### Extracted entries
· · · · · · ·

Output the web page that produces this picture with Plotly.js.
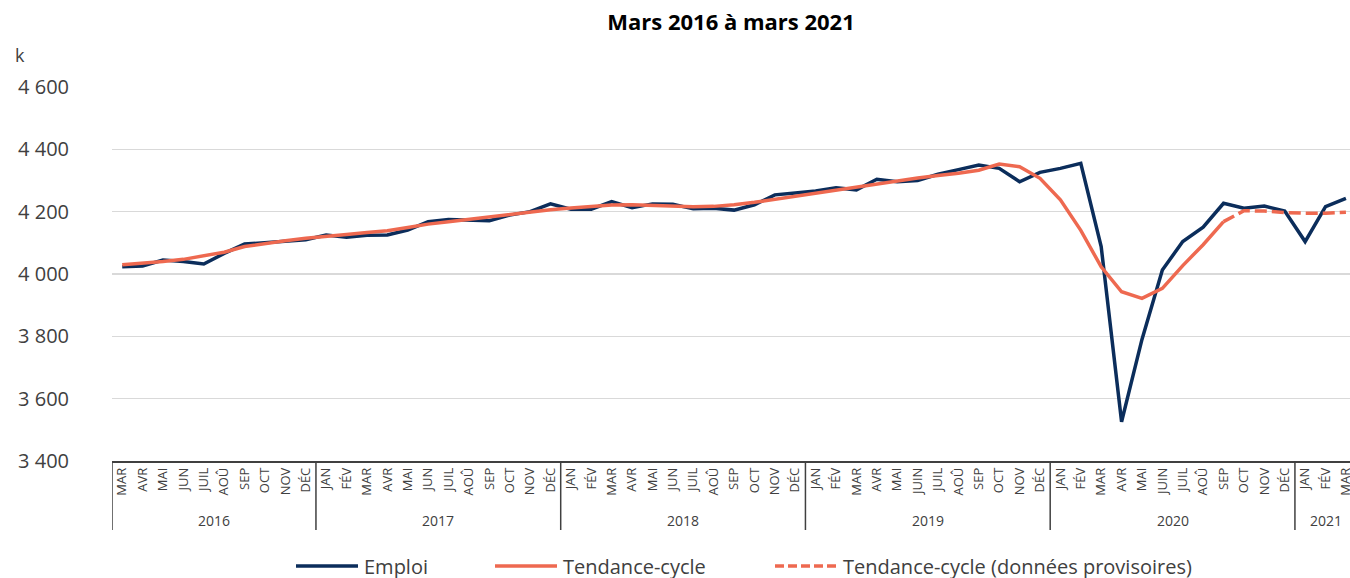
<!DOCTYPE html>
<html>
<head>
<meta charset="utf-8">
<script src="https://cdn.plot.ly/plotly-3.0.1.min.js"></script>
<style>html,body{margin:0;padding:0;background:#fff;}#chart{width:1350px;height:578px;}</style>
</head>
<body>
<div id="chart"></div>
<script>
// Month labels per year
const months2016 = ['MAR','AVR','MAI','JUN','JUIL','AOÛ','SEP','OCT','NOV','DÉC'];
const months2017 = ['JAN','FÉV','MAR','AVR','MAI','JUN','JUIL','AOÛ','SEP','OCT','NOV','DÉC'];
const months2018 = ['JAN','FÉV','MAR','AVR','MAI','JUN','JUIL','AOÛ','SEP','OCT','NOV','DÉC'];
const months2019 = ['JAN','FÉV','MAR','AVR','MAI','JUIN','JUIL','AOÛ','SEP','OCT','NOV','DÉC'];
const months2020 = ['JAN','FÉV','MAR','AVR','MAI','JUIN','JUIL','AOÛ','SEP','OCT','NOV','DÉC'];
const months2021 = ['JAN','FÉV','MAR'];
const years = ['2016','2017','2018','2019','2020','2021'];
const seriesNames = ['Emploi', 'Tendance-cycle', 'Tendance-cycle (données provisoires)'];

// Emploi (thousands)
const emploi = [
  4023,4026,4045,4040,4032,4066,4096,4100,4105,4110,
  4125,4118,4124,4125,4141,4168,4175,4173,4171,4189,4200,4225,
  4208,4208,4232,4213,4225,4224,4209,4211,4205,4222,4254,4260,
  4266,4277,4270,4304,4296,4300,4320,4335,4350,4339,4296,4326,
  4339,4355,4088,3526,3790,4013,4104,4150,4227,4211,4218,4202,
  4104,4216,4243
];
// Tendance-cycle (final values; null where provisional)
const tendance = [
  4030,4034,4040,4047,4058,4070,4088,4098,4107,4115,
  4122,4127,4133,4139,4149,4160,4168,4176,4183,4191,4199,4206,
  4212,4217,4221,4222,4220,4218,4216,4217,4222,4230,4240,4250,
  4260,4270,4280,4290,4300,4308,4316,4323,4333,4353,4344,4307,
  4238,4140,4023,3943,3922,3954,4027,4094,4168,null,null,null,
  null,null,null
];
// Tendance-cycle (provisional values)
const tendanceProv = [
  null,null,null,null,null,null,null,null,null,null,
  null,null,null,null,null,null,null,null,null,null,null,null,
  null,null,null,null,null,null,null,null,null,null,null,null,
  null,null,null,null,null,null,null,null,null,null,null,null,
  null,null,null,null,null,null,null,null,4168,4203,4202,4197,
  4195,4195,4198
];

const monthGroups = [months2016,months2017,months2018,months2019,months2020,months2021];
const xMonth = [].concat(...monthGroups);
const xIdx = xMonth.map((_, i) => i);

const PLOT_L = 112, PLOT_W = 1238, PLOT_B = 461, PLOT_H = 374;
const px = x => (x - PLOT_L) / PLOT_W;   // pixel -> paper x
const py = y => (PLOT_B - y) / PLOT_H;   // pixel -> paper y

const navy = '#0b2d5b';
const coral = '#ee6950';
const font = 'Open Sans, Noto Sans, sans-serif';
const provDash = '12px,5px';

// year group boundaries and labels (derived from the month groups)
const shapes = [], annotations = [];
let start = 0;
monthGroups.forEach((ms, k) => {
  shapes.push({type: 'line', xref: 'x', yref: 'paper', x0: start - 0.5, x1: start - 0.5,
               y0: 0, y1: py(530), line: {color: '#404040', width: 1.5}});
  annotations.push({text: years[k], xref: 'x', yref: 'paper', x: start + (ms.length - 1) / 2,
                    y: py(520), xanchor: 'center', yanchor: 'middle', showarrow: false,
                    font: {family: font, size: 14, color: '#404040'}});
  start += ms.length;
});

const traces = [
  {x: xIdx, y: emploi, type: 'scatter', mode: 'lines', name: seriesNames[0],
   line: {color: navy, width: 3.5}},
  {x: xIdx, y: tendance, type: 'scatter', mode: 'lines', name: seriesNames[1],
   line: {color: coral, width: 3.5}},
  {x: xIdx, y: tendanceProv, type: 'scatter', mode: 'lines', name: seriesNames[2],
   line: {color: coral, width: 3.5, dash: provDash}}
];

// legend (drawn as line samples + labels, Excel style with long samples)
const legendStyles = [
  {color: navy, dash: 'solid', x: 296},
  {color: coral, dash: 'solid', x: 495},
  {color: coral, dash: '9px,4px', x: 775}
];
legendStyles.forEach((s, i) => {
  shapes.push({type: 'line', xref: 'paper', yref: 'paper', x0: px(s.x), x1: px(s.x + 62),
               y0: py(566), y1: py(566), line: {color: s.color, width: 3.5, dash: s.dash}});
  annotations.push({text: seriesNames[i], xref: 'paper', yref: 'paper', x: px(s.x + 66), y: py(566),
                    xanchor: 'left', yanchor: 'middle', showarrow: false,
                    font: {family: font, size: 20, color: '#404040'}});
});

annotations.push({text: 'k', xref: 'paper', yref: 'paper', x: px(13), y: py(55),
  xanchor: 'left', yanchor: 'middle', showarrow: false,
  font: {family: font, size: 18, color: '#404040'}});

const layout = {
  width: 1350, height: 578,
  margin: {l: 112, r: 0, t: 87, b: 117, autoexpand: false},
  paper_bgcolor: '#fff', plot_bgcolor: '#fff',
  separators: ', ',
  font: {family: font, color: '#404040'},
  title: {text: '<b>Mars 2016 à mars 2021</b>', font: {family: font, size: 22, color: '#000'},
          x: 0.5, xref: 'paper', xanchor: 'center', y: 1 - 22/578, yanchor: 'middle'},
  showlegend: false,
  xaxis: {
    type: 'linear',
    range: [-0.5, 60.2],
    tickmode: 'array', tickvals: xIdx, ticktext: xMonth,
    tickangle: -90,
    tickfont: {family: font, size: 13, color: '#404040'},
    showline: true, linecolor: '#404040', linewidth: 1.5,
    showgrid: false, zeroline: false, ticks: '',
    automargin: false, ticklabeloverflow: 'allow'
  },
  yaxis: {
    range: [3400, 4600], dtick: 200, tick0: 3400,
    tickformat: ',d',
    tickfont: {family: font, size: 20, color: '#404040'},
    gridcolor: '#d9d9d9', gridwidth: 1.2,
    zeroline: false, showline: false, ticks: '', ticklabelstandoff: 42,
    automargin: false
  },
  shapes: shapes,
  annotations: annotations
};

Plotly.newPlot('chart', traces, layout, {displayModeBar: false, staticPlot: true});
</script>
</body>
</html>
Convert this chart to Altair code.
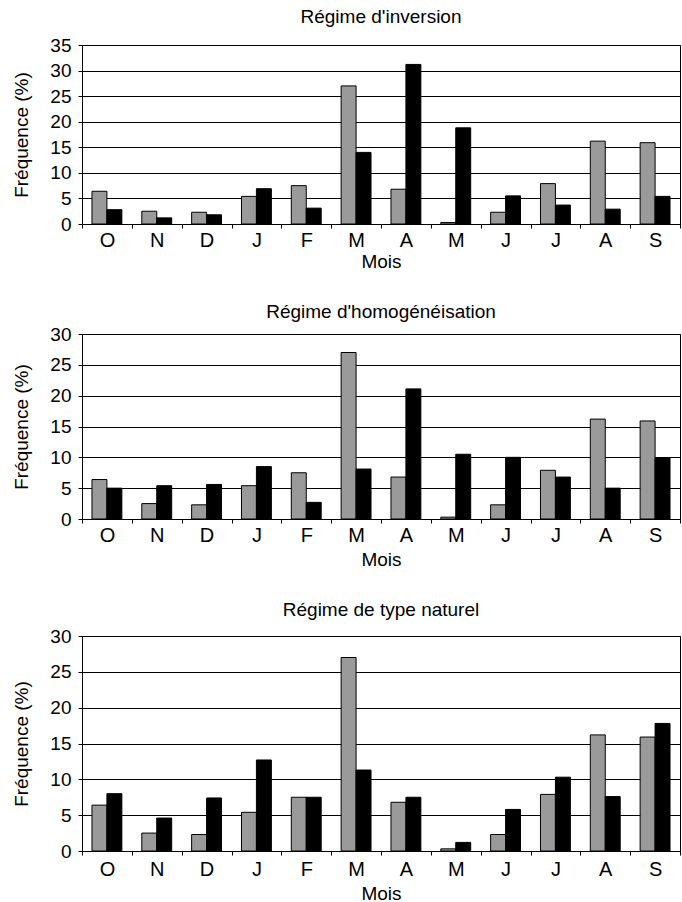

· · · · · · ·

### Instructions to follow
Pictures are excluded; copy every other part of the records exactly.

### Solution to the problem
Output the web page that produces this picture with Plotly.js.
<!DOCTYPE html>
<html>
<head>
<meta charset="utf-8">
<script src="https://cdn.plot.ly/plotly-3.0.1.min.js"></script>
<style>html,body{margin:0;padding:0;background:#fff;}#chart{width:1350px;height:578px;}</style>
</head>
<body>
<div id="chart"></div>
<script>
// Month labels per year
const months2016 = ['MAR','AVR','MAI','JUN','JUIL','AOÛ','SEP','OCT','NOV','DÉC'];
const months2017 = ['JAN','FÉV','MAR','AVR','MAI','JUN','JUIL','AOÛ','SEP','OCT','NOV','DÉC'];
const months2018 = ['JAN','FÉV','MAR','AVR','MAI','JUN','JUIL','AOÛ','SEP','OCT','NOV','DÉC'];
const months2019 = ['JAN','FÉV','MAR','AVR','MAI','JUIN','JUIL','AOÛ','SEP','OCT','NOV','DÉC'];
const months2020 = ['JAN','FÉV','MAR','AVR','MAI','JUIN','JUIL','AOÛ','SEP','OCT','NOV','DÉC'];
const months2021 = ['JAN','FÉV','MAR'];
const years = ['2016','2017','2018','2019','2020','2021'];
const seriesNames = ['Emploi', 'Tendance-cycle', 'Tendance-cycle (données provisoires)'];

// Emploi (thousands)
const emploi = [
  4023,4026,4045,4040,4032,4066,4096,4100,4105,4110,
  4125,4118,4124,4125,4141,4168,4175,4173,4171,4189,4200,4225,
  4208,4208,4232,4213,4225,4224,4209,4211,4205,4222,4254,4260,
  4266,4277,4270,4304,4296,4300,4320,4335,4350,4339,4296,4326,
  4339,4355,4088,3526,3790,4013,4104,4150,4227,4211,4218,4202,
  4104,4216,4243
];
// Tendance-cycle (final values; null where provisional)
const tendance = [
  4030,4034,4040,4047,4058,4070,4088,4098,4107,4115,
  4122,4127,4133,4139,4149,4160,4168,4176,4183,4191,4199,4206,
  4212,4217,4221,4222,4220,4218,4216,4217,4222,4230,4240,4250,
  4260,4270,4280,4290,4300,4308,4316,4323,4333,4353,4344,4307,
  4238,4140,4023,3943,3922,3954,4027,4094,4168,null,null,null,
  null,null,null
];
// Tendance-cycle (provisional values)
const tendanceProv = [
  null,null,null,null,null,null,null,null,null,null,
  null,null,null,null,null,null,null,null,null,null,null,null,
  null,null,null,null,null,null,null,null,null,null,null,null,
  null,null,null,null,null,null,null,null,null,null,null,null,
  null,null,null,null,null,null,null,null,4168,4203,4202,4197,
  4195,4195,4198
];

const monthGroups = [months2016,months2017,months2018,months2019,months2020,months2021];
const xMonth = [].concat(...monthGroups);
const xIdx = xMonth.map((_, i) => i);

const PLOT_L = 112, PLOT_W = 1238, PLOT_B = 461, PLOT_H = 374;
const px = x => (x - PLOT_L) / PLOT_W;   // pixel -> paper x
const py = y => (PLOT_B - y) / PLOT_H;   // pixel -> paper y

const navy = '#0b2d5b';
const coral = '#ee6950';
const font = 'Open Sans, Noto Sans, sans-serif';
const provDash = '12px,5px';

// year group boundaries and labels (derived from the month groups)
const shapes = [], annotations = [];
let start = 0;
monthGroups.forEach((ms, k) => {
  shapes.push({type: 'line', xref: 'x', yref: 'paper', x0: start - 0.5, x1: start - 0.5,
               y0: 0, y1: py(530), line: {color: '#404040', width: 1.5}});
  annotations.push({text: years[k], xref: 'x', yref: 'paper', x: start + (ms.length - 1) / 2,
                    y: py(520), xanchor: 'center', yanchor: 'middle', showarrow: false,
                    font: {family: font, size: 14, color: '#404040'}});
  start += ms.length;
});

const traces = [
  {x: xIdx, y: emploi, type: 'scatter', mode: 'lines', name: seriesNames[0],
   line: {color: navy, width: 3.5}},
  {x: xIdx, y: tendance, type: 'scatter', mode: 'lines', name: seriesNames[1],
   line: {color: coral, width: 3.5}},
  {x: xIdx, y: tendanceProv, type: 'scatter', mode: 'lines', name: seriesNames[2],
   line: {color: coral, width: 3.5, dash: provDash}}
];

// legend (drawn as line samples + labels, Excel style with long samples)
const legendStyles = [
  {color: navy, dash: 'solid', x: 296},
  {color: coral, dash: 'solid', x: 495},
  {color: coral, dash: '9px,4px', x: 775}
];
legendStyles.forEach((s, i) => {
  shapes.push({type: 'line', xref: 'paper', yref: 'paper', x0: px(s.x), x1: px(s.x + 62),
               y0: py(566), y1: py(566), line: {color: s.color, width: 3.5, dash: s.dash}});
  annotations.push({text: seriesNames[i], xref: 'paper', yref: 'paper', x: px(s.x + 66), y: py(566),
                    xanchor: 'left', yanchor: 'middle', showarrow: false,
                    font: {family: font, size: 20, color: '#404040'}});
});

annotations.push({text: 'k', xref: 'paper', yref: 'paper', x: px(13), y: py(55),
  xanchor: 'left', yanchor: 'middle', showarrow: false,
  font: {family: font, size: 18, color: '#404040'}});

const layout = {
  width: 1350, height: 578,
  margin: {l: 112, r: 0, t: 87, b: 117, autoexpand: false},
  paper_bgcolor: '#fff', plot_bgcolor: '#fff',
  separators: ', ',
  font: {family: font, color: '#404040'},
  title: {text: '<b>Mars 2016 à mars 2021</b>', font: {family: font, size: 22, color: '#000'},
          x: 0.5, xref: 'paper', xanchor: 'center', y: 1 - 22/578, yanchor: 'middle'},
  showlegend: false,
  xaxis: {
    type: 'linear',
    range: [-0.5, 60.2],
    tickmode: 'array', tickvals: xIdx, ticktext: xMonth,
    tickangle: -90,
    tickfont: {family: font, size: 13, color: '#404040'},
    showline: true, linecolor: '#404040', linewidth: 1.5,
    showgrid: false, zeroline: false, ticks: '',
    automargin: false, ticklabeloverflow: 'allow'
  },
  yaxis: {
    range: [3400, 4600], dtick: 200, tick0: 3400,
    tickformat: ',d',
    tickfont: {family: font, size: 20, color: '#404040'},
    gridcolor: '#d9d9d9', gridwidth: 1.2,
    zeroline: false, showline: false, ticks: '', ticklabelstandoff: 42,
    automargin: false
  },
  shapes: shapes,
  annotations: annotations
};

Plotly.newPlot('chart', traces, layout, {displayModeBar: false, staticPlot: true});
</script>
</body>
</html>
Convert this chart to Altair code.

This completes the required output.